The Brewerton pantry is supplied by The Food Bank of Central New York, but the community helps out, as well. The Saddle Creek neighborhood holds food drives six times a year to fill the pantry’s shelves, and communicants at all four member churches regularly donate to keep it going. It’s also helped out by CROP walks, corporate donations — Price Chopper and Panera donate bread every week —and an agreement with a Rochester-based company, St. Pauly’s Textiles, which buys used clothes donated by parishioners. The food pantry gets $40 for every 1,000 pounds of clothes it donates; the clothes are then given to people in need worldwide.
The pantry also gets a hand from the local schools.
“Brewerton Elementary has kind of adopted the food pantry as their community [outreach project],” Lombard said. “We filled three trucks with stuff from their food drive. They do two every year. The classrooms compete, and the classroom to bring in the most canned goods or perishable food items is treated to a pizza lunch.”
In addition, the school helps identify families that might benefit from the pantry’s services around Easter, Thanksgiving and Christmas, when the pantry supplies special holiday dinner baskets.
“We talk to the school nurse at the elementary, and she identifies families for us that she thinks could use the help who may never come to a pantry because of the pride thing,” Lombard said. “It’s a simple phone call. I say, ‘We’re doing these baskets. Would you like one?’ And 99 percent of the time, it’s tears and thanks, and then they start coming to the pantry, because you’ve made that introduction. They come every month. It’s kind of reaching out to families that wouldn’t come ordinarily. It’s not as scary.”
A nutritionist from The Food Bank of Central New York also provides a monthly program on the “Just Say Yes to Fruits and Vegetables” program to provide tips on healthy eating. The Brewerton pantry has acted as a pilot for the discussion program, which the Food Bank hopes to launch in other area pantries, as well.
The pantry also provides information on applying for food stamps, WIC and HEAP.
The program has a lot of support in the community, particularly from those it’s helped.
“Some clients come back and say, ‘You helped me when I needed it. I’m on my feet again, so here’s a donation,’” Lalley said.
And some don’t wait until they’re back on their feet to help.
“I have at least two clients right who get food regularly that are volunteers,” Lombard said. “They need the help, but they want to do something to give back.

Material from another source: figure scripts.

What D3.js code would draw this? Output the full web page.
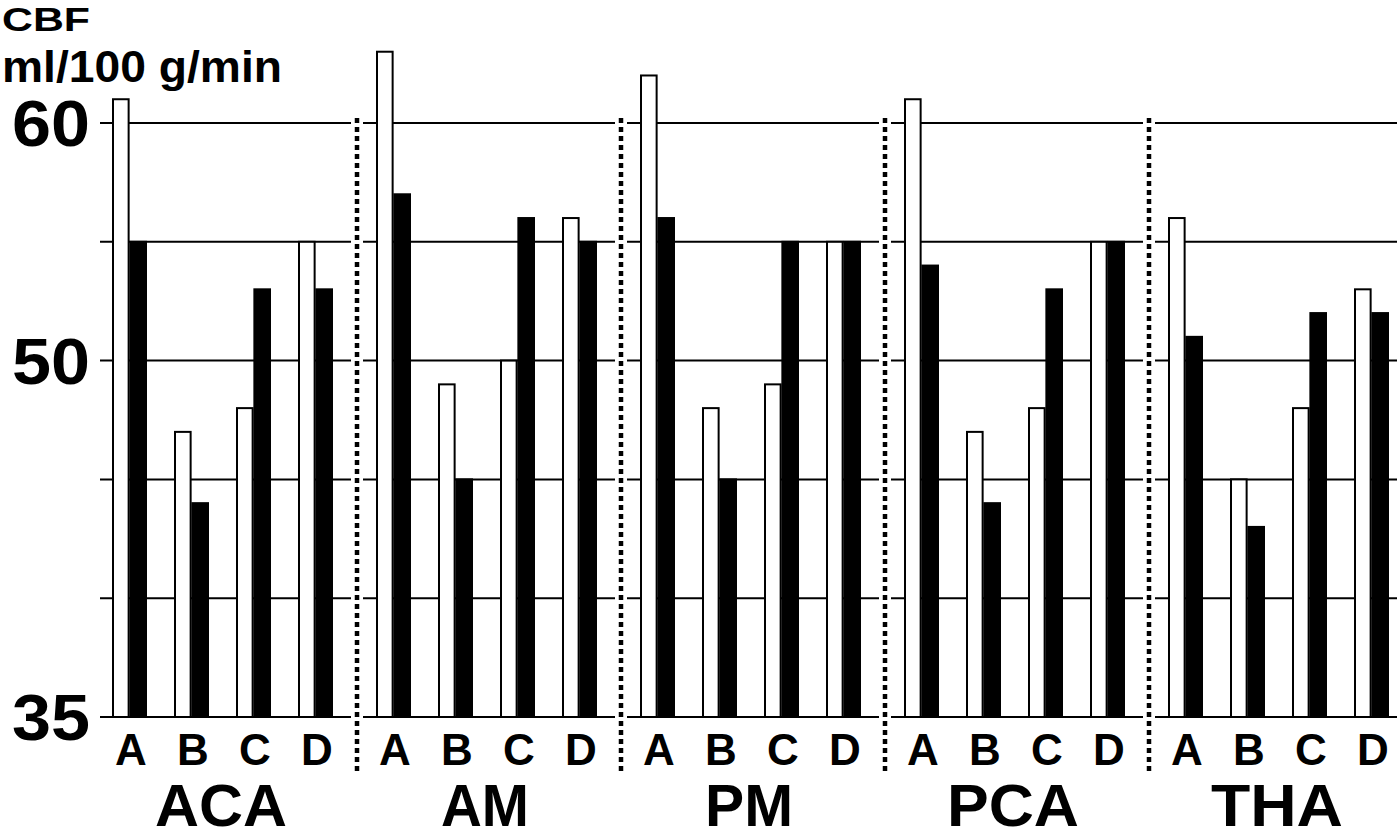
<!DOCTYPE html>
<html>
<head>
<meta charset="utf-8">
<script src="https://cdn.jsdelivr.net/npm/d3@7"></script>
<style>
    body { margin: 0; background: #fff; }
    svg text { font-family: "Liberation Sans", Arial, sans-serif; font-weight: bold; fill: #000; }
</style>
</head>
<body>
<div id="cbf-chart"></div>
<script>
// regions, conditions and the two measurements per condition
var regions = ["ACA", "AM", "PM", "PCA", "THA"];
var groups = ["A", "B", "C", "D"];
var series = ["open", "filled"];

var openValues = [
    [61, 47, 48, 55],
    [63, 49, 50, 56],
    [62, 48, 49, 55],
    [61, 47, 48, 55],
    [56, 45, 48, 53]
];
var filledValues = [
    [55, 44, 53, 53],
    [57, 45, 56, 55],
    [56, 45, 55, 55],
    [54, 44, 53, 55],
    [51, 43, 52, 52]
];

var yTickLabels = [60, 50, 35];
var gridValues = [35, 40, 45, 50, 55, 60];

/**
 * Constructor for the CBF bar chart
 */
function CbfChart(){
    var self = this;
    self.init();
};

/**
 * Creates the svg and the scales
 */
CbfChart.prototype.init = function(){
    var self = this;
    self.svgWidth = 1397;
    self.svgHeight = 840;

    self.svg = d3.select("#cbf-chart").append("svg")
        .attr("width", self.svgWidth)
        .attr("height", self.svgHeight);

    self.y = d3.scaleLinear()
        .domain([35, 60])
        .range([717, 123]);

    self.xPanel = d3.scaleBand()
        .domain(regions)
        .range([113, 113 + 264 * regions.length]);

    self.xGroup = d3.scaleBand()
        .domain(groups)
        .range([0, 62 * groups.length]);

    self.xSeries = d3.scaleBand()
        .domain(series)
        .range([0, 33])
        .paddingInner(0.1);
};

CbfChart.prototype.update = function(){
    var self = this;

    // dotted separators sit just left of every panel but the first
    var separators = regions.slice(1).map(function(r) {
        return self.xPanel(r) - 20;
    });

    // gridlines, broken around the separators
    var spans = regions.map(function(r, i) {
        return {
            x1: i == 0 ? 100 : separators[i - 1] + 6,
            x2: i == regions.length - 1 ? self.svgWidth : separators[i] - 6
        };
    });

    var grid = self.svg.append("g");
    spans.forEach(function(s) {
        grid.selectAll(null)
            .data(gridValues)
            .enter()
            .append("line")
            .attr("x1", s.x1)
            .attr("x2", s.x2)
            .attr("y1", function(d) { return self.y(d); })
            .attr("y2", function(d) { return self.y(d); })
            .attr("stroke", "#000")
            .attr("stroke-width", 2);
    });

    self.svg.append("g")
        .selectAll("line")
        .data(separators)
        .enter()
        .append("line")
        .attr("x1", function(d) { return d; })
        .attr("x2", function(d) { return d; })
        .attr("y1", 118)
        .attr("y2", 773)
        .attr("stroke", "#000")
        .attr("stroke-width", 4.5)
        .attr("stroke-dasharray", "5,4");

    // bars
    var rows = [];
    regions.forEach(function(r, i) {
        groups.forEach(function(g, j) {
            rows.push({region: r, group: g, series: "open", value: openValues[i][j]});
            rows.push({region: r, group: g, series: "filled", value: filledValues[i][j]});
        });
    });

    self.svg.append("g")
        .selectAll("rect")
        .data(rows)
        .enter()
        .append("rect")
        .attr("x", function(d) {
            return self.xPanel(d.region) + self.xGroup(d.group) + self.xSeries(d.series);
        })
        .attr("y", function(d) { return self.y(d.value); })
        .attr("width", self.xSeries.bandwidth())
        .attr("height", function(d) { return self.y(35) - self.y(d.value); })
        .attr("fill", function(d) { return d.series == "open" ? "#fff" : "#000"; })
        .attr("stroke", "#000")
        .attr("stroke-width", 2);

    // y labels
    self.svg.append("g")
        .selectAll("text")
        .data(yTickLabels)
        .enter()
        .append("text")
        .attr("x", 90)
        .attr("y", function(d) { return self.y(d) + 23; })
        .attr("text-anchor", "end")
        .attr("font-size", 64)
        .attr("textLength", 78)
        .attr("lengthAdjust", "spacingAndGlyphs")
        .text(function(d) { return d; });

    self.svg.append("text")
        .attr("x", 2)
        .attr("y", 31)
        .attr("font-size", 34)
        .attr("textLength", 88)
        .attr("lengthAdjust", "spacingAndGlyphs")
        .text("CBF");

    self.svg.append("text")
        .attr("x", 2)
        .attr("y", 82)
        .attr("font-size", 45)
        .attr("textLength", 280)
        .attr("lengthAdjust", "spacingAndGlyphs")
        .text("ml/100 g/min");

    // condition letters under each pair of bars
    var letters = [];
    regions.forEach(function(r) {
        groups.forEach(function(g) {
            letters.push({region: r, group: g});
        });
    });

    self.svg.append("g")
        .selectAll("text")
        .data(letters)
        .enter()
        .append("text")
        .attr("x", function(d) { return self.xPanel(d.region) + self.xGroup(d.group) + 18; })
        .attr("y", 765)
        .attr("text-anchor", "middle")
        .attr("font-size", 44)
        .text(function(d) { return d.group; });

    // region names
    self.svg.append("g")
        .selectAll("text")
        .data(regions)
        .enter()
        .append("text")
        .attr("x", function(d) { return self.xPanel(d) + 108; })
        .attr("y", 826)
        .attr("text-anchor", "middle")
        .attr("font-size", 59)
        .attr("textLength", function(d) { return d.length * 44; })
        .attr("lengthAdjust", "spacingAndGlyphs")
        .text(function(d) { return d; });
};

var chart = new CbfChart();
chart.update();
</script>
</body>
</html>
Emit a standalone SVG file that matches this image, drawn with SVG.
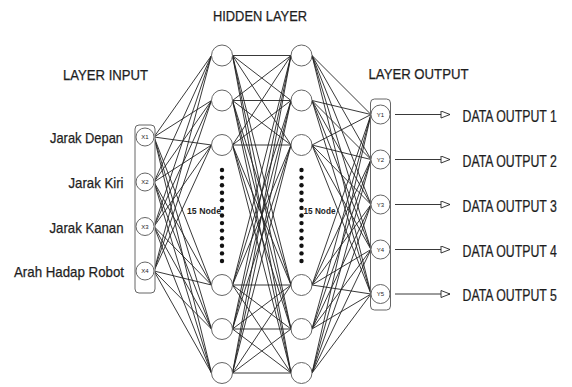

They don’t want a free handout.”
Those volunteers are grateful not only for the assistance the food pantry gives them, but the gratification that comes from offering a hand to others in need.
“That’s the number one thing, it’s gratifying. It makes us feel good and you get to work with wonderful people,” Lombard said. “It’s such an eye-opening experience for us. It makes us appreciate what we have. I keep saying, it could be any one of us one day. We lose our job, we have health issues, anything could happen to any one of us. So I would hope that if it was one of us, there would be people like us helping out.”